А потом мы нашли городок. Небольшой, зеленый, с рынком по субботам, часовней на холме и домом у края леса, где по утрам слышно птиц, а по вечерам — звон колоколов. Мы не называли это «осесть», «найти новый дом». Мы просто остались. Потому что впервые за долгое время нам не хотелось уезжать.

И этого было достаточно.

Ричард, забавы ради, дал объявление, что в городке поселился частный детектив, который готов расследовать дела, даже самые старые и безнадежные, и неважно, как давно это случилось, и нас завалили письмами.

Я же периодически писала заметки для местной газеты, делала зарисовки, смешные очерки.

Новости сюда доходили с опозданием, но первой весной, которую мы встретили как муж и жена, мы прочитали в газете некролог, посвященный герцогу Саффолк. Никто из нас не угадал: все думали, ему дадут пожить два-три года, но не прошло и двенадцати месяцев с завершения того дела, а бывший Лорд-Канцлер скончался в собственной постели. Просто в одну ночь его сердце перестало биться.

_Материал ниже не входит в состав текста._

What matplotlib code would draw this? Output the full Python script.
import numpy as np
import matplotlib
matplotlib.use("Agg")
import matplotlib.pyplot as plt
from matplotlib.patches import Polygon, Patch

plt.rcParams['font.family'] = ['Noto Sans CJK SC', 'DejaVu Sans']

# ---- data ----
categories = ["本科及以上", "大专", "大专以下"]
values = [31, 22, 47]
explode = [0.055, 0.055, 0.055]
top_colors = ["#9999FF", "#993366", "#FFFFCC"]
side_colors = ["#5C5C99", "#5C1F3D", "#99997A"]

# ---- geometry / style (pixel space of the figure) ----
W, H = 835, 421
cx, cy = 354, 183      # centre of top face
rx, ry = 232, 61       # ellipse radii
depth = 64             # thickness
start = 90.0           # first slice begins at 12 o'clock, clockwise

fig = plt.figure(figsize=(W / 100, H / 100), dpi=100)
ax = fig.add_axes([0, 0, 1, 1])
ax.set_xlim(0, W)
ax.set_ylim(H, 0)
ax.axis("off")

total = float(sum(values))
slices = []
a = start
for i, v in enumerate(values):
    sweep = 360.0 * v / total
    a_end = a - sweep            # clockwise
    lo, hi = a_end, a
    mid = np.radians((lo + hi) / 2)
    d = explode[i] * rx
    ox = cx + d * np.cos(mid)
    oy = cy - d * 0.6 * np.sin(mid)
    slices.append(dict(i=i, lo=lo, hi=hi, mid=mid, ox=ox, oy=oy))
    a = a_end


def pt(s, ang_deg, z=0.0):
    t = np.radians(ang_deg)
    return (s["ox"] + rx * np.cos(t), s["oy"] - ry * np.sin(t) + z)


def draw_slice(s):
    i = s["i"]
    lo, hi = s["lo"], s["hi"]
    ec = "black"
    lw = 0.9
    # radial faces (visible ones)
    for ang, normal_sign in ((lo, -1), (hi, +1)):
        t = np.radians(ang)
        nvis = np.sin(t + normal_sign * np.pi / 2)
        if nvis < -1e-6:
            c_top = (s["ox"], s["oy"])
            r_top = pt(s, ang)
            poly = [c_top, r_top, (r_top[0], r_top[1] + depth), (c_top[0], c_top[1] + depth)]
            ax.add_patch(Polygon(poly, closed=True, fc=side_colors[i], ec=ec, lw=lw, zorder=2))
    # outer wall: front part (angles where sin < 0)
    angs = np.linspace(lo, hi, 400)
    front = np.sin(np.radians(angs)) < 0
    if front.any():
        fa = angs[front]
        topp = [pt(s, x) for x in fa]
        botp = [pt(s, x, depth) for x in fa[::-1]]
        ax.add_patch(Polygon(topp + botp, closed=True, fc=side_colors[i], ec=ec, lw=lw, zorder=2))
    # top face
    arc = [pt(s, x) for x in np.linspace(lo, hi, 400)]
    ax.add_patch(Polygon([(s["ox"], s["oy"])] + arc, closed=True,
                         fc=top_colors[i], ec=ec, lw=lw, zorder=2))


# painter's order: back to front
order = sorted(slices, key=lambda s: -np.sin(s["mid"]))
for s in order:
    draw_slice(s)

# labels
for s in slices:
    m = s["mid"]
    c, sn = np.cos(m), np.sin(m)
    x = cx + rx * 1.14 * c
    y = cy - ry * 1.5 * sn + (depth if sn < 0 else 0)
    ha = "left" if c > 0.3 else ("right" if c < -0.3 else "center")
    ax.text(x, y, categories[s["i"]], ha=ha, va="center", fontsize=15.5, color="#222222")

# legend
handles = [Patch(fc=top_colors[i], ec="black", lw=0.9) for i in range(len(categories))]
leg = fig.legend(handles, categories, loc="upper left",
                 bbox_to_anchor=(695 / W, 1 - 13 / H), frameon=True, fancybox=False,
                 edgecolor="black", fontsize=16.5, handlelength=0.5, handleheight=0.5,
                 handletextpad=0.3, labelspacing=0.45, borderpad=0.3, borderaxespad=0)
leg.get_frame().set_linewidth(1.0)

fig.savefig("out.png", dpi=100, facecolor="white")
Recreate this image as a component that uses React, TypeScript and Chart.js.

По крайней мере, так об этом писали.

Разумеется, никто из нас не поверил.

А еще через два месяца, в разгар теплого, солнечного лета Эван написал, что Эзру нашли зарезанным в тюремной камере. Он отбывал срок не за свои настоящие преступления — его приговорили к каторге за что-то другое. Ходили слухи, что Эзра повздорил с сокамерником из-за какой-то мелочи, и тот убил его ночью.

Мне было уже все равно. Я не испытала ни радости, ни горечи, ни разочарования.

Время лечило, и многое уже забылось как страшный сон.

Но я по-прежнему надеялась, что однажды Ричард расскажет о том единственно-важном, что меня волновало. Я не говорила об этом вслух, но порой, когда он особенно вдумчиво и тщательно читал письма Эвана или отправлял послания неизвестным мне адресатам, я всматривалась в его лицо, надеясь получить хотя бы намек.

И однажды, опоздав к ужину, он положил передо мной на стол два билета в вагон первого класса.